The idea that police officers should use handcuffs and leg shackles to control an unruly individual is hardly unusual in the US, where fondness for the use of metal restraints runs through the criminal justice system.
What is unusual is when the individual in question is five years old, and the arrest takes place in an elementary school.
New York state police were called last week to the primary school in Philadelphia, New York, close to the Canadian border, after staff reported that a pupil, Connor Ruiz, was disruptive and uncontrollable. When officers arrived at the premises, they placed the five-year-old boy in handcuffs, carried him out to a patrol car and put his feet into shackles before taking him to a medical center for evaluation.
The child’s mother, Chelsea Ruiz, told the local Watertown Daily Times she was shocked and angered by what had happened.

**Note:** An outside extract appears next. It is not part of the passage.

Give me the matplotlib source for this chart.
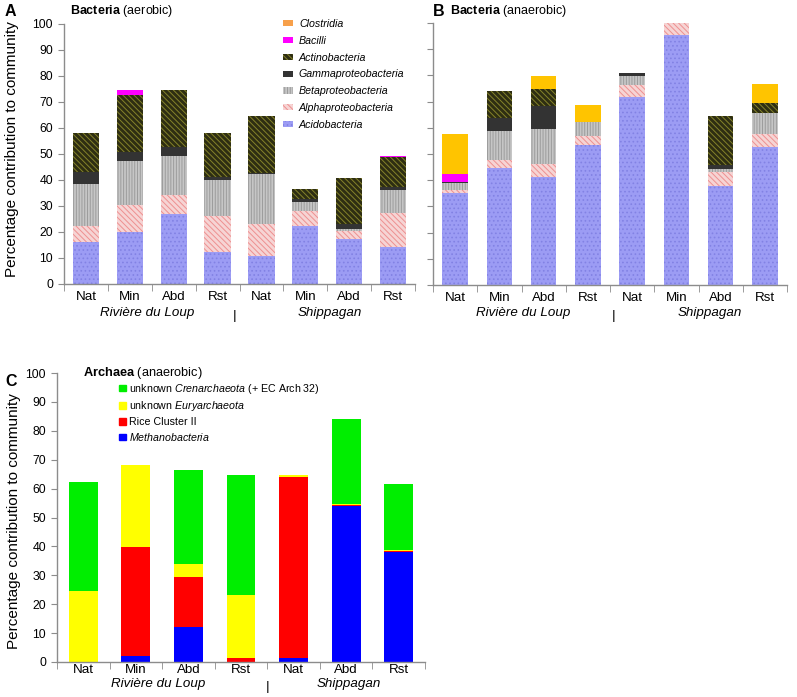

“An officer told me they had to handcuff his wrists and ankles for their safety,” she said. “I told him that was ridiculous. How could someone fear for their safety when it comes to a small, five-year-old child?”
A spokesman for the state police force, Jack Keller, justified the constraints on grounds that the child was “out of control” and “combative”, and was deemed to be a danger to himself or staff. Troopers had found him “screaming, kicking, punching and biting”.

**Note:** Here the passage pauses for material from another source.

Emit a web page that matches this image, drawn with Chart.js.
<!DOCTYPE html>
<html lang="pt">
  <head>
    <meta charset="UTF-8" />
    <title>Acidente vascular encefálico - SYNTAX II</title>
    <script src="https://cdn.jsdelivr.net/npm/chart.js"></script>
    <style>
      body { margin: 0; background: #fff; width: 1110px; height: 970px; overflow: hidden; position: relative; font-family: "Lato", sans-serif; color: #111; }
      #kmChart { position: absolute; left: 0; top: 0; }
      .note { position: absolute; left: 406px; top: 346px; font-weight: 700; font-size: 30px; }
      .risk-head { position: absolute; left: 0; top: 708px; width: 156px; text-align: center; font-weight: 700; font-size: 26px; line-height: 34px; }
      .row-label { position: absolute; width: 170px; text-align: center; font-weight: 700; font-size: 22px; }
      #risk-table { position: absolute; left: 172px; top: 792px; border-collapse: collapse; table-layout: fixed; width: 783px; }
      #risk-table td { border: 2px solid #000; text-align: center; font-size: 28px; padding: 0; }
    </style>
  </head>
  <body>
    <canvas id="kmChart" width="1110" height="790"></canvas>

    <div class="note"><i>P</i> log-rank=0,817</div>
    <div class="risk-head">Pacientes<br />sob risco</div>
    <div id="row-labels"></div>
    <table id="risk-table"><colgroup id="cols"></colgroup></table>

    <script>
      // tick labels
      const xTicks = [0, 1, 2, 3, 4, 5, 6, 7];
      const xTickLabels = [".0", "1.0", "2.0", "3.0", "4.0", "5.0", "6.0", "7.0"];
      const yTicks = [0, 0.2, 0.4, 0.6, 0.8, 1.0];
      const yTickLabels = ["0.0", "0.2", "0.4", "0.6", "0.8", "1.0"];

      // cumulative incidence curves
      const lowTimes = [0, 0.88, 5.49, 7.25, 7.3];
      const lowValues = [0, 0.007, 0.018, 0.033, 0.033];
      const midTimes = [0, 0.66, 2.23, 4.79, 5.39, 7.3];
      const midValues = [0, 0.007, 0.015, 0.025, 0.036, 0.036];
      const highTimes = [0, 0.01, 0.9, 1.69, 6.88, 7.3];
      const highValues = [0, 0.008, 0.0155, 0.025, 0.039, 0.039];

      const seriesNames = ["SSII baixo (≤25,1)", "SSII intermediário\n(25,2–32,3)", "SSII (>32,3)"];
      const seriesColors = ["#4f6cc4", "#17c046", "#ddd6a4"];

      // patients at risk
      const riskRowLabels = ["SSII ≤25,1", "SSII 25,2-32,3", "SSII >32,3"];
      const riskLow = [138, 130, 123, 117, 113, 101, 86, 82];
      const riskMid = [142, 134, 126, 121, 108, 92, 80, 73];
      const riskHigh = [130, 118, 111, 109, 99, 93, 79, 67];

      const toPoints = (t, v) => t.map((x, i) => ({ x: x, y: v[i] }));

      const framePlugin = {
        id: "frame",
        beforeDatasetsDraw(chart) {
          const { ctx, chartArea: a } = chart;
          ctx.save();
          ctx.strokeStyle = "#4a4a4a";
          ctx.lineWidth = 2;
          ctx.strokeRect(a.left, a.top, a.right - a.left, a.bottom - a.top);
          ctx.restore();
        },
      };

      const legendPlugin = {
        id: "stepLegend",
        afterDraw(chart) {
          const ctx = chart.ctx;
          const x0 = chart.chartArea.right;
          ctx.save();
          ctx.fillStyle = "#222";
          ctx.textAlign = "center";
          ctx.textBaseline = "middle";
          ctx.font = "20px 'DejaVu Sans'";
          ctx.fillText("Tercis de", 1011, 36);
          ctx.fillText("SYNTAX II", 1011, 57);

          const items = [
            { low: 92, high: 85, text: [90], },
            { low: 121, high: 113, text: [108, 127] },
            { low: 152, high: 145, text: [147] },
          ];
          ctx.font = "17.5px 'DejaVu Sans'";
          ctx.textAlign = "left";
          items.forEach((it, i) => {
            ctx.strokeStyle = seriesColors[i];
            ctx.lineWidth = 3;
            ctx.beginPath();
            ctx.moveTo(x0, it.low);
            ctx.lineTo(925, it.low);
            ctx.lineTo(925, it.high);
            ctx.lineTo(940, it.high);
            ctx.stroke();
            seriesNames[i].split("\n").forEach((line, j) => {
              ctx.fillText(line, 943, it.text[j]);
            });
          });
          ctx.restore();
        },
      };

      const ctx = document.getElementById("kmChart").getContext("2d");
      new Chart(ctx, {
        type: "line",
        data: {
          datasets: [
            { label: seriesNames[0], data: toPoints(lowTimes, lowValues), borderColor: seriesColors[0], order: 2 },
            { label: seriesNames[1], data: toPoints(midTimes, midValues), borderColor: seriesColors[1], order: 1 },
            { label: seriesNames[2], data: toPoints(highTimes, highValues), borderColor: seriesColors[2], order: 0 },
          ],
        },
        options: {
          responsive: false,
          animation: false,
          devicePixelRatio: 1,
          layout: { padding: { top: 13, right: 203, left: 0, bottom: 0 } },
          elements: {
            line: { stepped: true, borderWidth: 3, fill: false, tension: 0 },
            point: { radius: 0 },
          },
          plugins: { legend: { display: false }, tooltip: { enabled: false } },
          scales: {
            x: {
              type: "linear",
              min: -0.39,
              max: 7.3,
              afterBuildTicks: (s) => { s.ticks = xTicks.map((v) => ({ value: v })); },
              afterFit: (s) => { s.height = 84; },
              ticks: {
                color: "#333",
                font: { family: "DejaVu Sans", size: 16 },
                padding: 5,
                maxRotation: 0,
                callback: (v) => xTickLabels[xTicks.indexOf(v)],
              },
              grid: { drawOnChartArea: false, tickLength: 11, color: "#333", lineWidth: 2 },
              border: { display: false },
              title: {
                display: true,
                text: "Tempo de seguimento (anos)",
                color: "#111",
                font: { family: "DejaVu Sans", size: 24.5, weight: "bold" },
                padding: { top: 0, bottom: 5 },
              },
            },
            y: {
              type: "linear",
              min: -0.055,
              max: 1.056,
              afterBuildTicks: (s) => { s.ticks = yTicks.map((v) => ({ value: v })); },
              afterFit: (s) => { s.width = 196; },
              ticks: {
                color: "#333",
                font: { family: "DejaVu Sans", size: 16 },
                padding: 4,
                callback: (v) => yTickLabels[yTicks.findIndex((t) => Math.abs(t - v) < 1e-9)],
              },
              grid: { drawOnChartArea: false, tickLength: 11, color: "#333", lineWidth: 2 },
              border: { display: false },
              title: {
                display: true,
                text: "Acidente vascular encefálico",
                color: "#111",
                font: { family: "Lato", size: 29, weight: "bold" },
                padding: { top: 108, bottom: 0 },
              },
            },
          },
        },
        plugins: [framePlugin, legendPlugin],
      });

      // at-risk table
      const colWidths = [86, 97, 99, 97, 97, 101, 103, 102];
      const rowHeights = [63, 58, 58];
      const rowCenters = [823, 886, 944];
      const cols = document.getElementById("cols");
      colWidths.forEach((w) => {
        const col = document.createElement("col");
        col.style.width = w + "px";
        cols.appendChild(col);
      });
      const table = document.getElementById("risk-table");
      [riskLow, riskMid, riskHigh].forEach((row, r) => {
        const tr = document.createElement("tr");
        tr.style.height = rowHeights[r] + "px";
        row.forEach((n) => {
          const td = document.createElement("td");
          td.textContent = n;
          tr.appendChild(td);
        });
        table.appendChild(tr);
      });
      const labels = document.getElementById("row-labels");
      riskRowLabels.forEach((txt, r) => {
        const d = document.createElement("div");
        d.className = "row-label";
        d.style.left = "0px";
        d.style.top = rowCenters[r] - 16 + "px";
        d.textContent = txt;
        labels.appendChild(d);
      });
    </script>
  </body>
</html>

“Our concern was his safety, of not only himself but the staff he was dealing with and the other students in the class where he was,” Keller said.
Handcuffing of young children is frequently reported in the US. Last December, a child aged four was handcuffed in Nathanael Greene primary school in Stanardsville, Virginia.

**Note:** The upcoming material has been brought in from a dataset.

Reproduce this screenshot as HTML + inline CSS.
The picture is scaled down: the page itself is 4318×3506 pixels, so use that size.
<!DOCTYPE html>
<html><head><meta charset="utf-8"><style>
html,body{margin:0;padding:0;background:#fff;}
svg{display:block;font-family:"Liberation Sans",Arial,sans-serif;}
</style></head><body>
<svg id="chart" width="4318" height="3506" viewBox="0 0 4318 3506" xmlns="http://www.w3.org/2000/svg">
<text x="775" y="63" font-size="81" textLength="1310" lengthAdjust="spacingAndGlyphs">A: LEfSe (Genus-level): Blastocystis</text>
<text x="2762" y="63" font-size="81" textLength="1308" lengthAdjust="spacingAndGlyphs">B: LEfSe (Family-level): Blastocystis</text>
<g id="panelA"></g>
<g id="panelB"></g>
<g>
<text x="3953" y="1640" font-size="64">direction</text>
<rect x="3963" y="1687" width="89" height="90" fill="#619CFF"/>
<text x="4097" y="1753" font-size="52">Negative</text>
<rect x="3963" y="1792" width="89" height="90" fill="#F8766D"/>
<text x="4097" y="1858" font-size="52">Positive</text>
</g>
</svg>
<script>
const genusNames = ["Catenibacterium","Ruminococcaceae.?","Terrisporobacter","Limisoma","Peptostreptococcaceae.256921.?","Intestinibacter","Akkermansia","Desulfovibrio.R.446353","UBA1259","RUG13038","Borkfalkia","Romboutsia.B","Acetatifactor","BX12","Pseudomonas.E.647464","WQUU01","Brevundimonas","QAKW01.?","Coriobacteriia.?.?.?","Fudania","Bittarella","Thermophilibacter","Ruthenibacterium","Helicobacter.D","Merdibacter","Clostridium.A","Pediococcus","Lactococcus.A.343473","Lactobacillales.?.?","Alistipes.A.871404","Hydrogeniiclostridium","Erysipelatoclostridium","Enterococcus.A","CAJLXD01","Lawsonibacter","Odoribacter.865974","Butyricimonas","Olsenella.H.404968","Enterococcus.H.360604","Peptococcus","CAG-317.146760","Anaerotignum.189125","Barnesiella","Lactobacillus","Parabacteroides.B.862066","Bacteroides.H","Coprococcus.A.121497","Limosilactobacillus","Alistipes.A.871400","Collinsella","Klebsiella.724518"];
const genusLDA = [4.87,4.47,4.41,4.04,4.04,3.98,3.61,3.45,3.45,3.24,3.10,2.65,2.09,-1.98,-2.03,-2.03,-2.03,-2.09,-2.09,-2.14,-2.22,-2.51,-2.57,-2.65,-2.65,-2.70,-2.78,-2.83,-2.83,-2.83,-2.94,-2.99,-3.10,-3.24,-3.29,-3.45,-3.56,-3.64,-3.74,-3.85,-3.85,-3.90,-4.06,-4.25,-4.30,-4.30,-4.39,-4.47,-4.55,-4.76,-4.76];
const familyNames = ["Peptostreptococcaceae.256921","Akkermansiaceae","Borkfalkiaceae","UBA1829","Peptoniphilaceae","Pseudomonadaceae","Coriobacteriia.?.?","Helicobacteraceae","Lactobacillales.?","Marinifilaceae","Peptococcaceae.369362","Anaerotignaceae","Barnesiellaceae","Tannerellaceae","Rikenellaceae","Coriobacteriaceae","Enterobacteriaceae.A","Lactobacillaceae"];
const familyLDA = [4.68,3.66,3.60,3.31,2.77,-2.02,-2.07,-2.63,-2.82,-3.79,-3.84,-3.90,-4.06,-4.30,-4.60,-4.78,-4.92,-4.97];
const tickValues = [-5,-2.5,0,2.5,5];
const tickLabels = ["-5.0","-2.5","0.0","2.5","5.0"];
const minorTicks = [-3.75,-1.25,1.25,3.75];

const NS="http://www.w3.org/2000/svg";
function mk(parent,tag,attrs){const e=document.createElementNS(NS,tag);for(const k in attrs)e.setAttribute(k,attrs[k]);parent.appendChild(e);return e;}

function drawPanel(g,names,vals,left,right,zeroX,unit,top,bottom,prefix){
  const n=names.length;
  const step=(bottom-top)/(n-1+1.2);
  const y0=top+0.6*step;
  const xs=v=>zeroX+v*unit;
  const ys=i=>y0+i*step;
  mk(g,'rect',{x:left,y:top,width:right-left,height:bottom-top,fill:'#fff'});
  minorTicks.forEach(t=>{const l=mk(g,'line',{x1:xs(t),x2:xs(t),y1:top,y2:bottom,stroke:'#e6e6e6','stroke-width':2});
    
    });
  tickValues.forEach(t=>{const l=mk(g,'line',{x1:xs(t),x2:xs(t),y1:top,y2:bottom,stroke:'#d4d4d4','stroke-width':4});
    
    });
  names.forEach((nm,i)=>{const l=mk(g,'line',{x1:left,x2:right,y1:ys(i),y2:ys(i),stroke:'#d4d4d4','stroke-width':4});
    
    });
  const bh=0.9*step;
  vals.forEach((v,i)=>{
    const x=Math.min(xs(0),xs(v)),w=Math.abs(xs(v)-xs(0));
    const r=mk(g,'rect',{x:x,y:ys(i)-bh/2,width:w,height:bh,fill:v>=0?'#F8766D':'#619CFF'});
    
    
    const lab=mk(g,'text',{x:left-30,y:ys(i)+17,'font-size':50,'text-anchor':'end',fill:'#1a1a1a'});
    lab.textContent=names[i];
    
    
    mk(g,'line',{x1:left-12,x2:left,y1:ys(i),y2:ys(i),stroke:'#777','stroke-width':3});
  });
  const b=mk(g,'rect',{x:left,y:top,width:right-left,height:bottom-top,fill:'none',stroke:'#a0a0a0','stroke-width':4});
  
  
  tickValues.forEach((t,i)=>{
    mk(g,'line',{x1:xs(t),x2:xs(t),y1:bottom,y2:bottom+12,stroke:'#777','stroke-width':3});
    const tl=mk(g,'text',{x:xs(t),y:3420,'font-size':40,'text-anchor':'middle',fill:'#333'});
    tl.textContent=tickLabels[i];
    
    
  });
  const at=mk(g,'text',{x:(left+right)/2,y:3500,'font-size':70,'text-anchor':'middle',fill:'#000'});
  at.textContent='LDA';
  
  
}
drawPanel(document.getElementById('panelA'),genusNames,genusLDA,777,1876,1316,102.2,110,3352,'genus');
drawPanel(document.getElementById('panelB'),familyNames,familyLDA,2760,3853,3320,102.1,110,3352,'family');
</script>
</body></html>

In 2013, the handcuffing of a nine-year-old girl in Portland, Oregon prompted a public outcry that forced the police department to revise its rules. The new procedures forbid officers from handcuffing a child under 12, unless they pose a “heightened risk to safety”.
Ruiz said that two weeks ago she had placed her son in a special-needs class, precisely to avoid the kind of incident that occurred when police were called to the school.
“We had a plan in place so they would call me to come to the school if they couldn’t calm him down,” she said, “and they didn’t do that.”
She said Connor was “terrified of going back to school”, and added that she planned to transfer him to a different school district.